Between Rivington and Chrystie, there is an innocuous corridor running amidst typical east village walk ups. Take four strides too many and one would miss the alley entirely; venture down the path however, and prepare for a truly satisfying and well rounded dining experience.
Freemans Restaurant endeavors to serve rustic cuisine in a colonial tavern turned hip Bowery hotspot. The restaurant largely succeeds in its pursuit. With exquisitely seasoned American staples and a beautiful decor, the only real downside to the Freemans experience is that too many people are aware of its existence.

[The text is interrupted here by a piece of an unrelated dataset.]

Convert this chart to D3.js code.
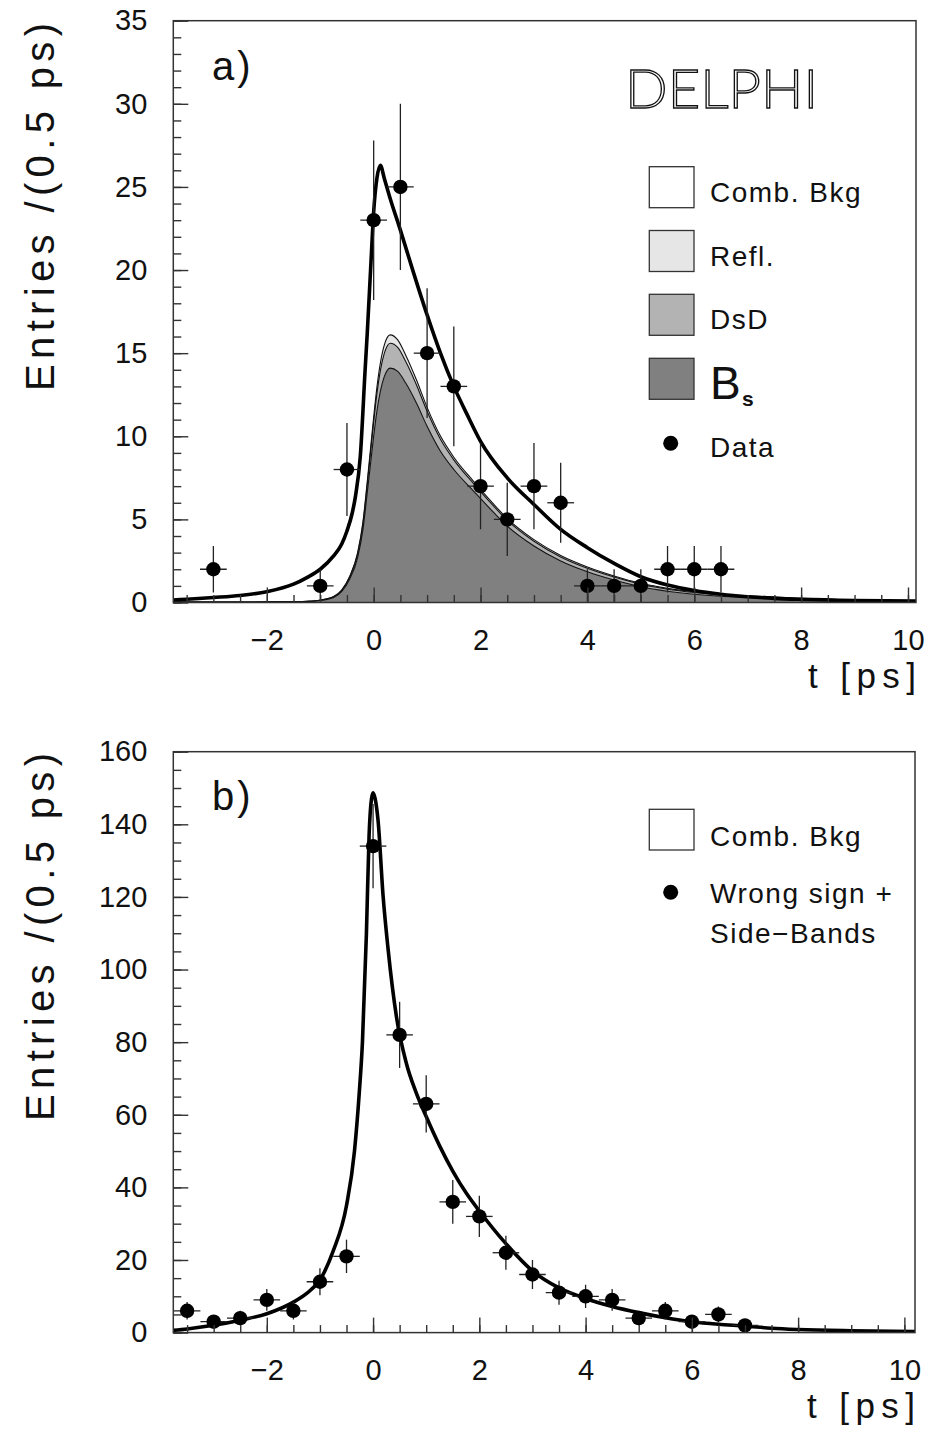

Without a reservation, the food bloggers were twice denied a table. Thus, when our dear friend Lindsey was about to embark on her 25th year, the opportunity to kill two birds with one stone presented itself. We would celebrate her birthday and get a reservation at Freemans (they only accept reservations for parties of 6 or more). We called many weeks in advance and they were able to accommodate our party for July 3rd at 9pm.
When we arrived the joint was packed. We waited outside in the sweltering summer air for about twenty minutes and then we were ushered inside to our table. The AC cooled our skin and the beautiful people were easy on the eyes. The front bar's antique fixtures and dim lighting were juxtaposed with top shelf liquor and hipsters in fedoras. The tables in the front were way too close together for my taste which is why being led to the backroom so delighted me. We were led through the kitchen, past the waiters' lockers into what had to have been the best table in the house. A lone oak table sat in the middle of the private room. Beautiful plants adorned antique bookcases and kitchen shelves stocked with wine and liquor. After seating, our group really felt like we were being treated to a special evening in someone's colonial home.
The service was great, and the restaurant even accommodated a seventh and unexpected party guest. The waiter recommended some specialty cocktails and our evening began.
I had a Gatsby something-or-other and my friends got the Freemans Cocktail and the Grass Roots Sour. Although the list of ingredients was certainly impressive and exotic, for $12.00, the cocktails did not impress me that much. My Gatsby tasted like a gin and tonic flavored with ginger ale and I found myself wishing I just ordered a dirty martini like the b-day girl did.
The meal began with what I can only describe as two of the best appetizers I have ever had in my entire life. The healthy sized portion of mussels were so delicious that our entire group devoured them within a minute and we had to get more bread just to soak up the remaining juices. Next came the spinach artichoke dip served with mini toast. I am not usually a big fan of that dish as I find it is often too creamy for my liking. However, this dip was perfection. It was not creamy in the slightest and was seasoned with what I believe was wine, garlic and some spicy jazz. It was incredible and unlike any spinach artichoke dip you have ever had, I guarantee it.
MusselsThe entrees we ordered were the filet mignon, the trout, the chicken and the scallops. My chicken was jazzed up with a bbq sauce that had a great kick to it but it was not overwhelming. The brook trout was cooked to perfection and seasoned delicately. The dishes were on the smaller side. The chicken came with mustard potato salad and we ordered a side of spinach. I felt that the sides were uninspired, but the meat was so good that it was hard to notice.
Desserts were frankly very plain and probably overpriced, but the bananas foster with rum butterscotch was the highlight and we were glad we listened to the waiter's recommendation. The meal closed with cappuccinos and an iced coffee (which to my surprise is not something you are supposed to order at restaurants- feel free to comment on this issue below).
All in all, a lovely and memorable evening with great people and great food.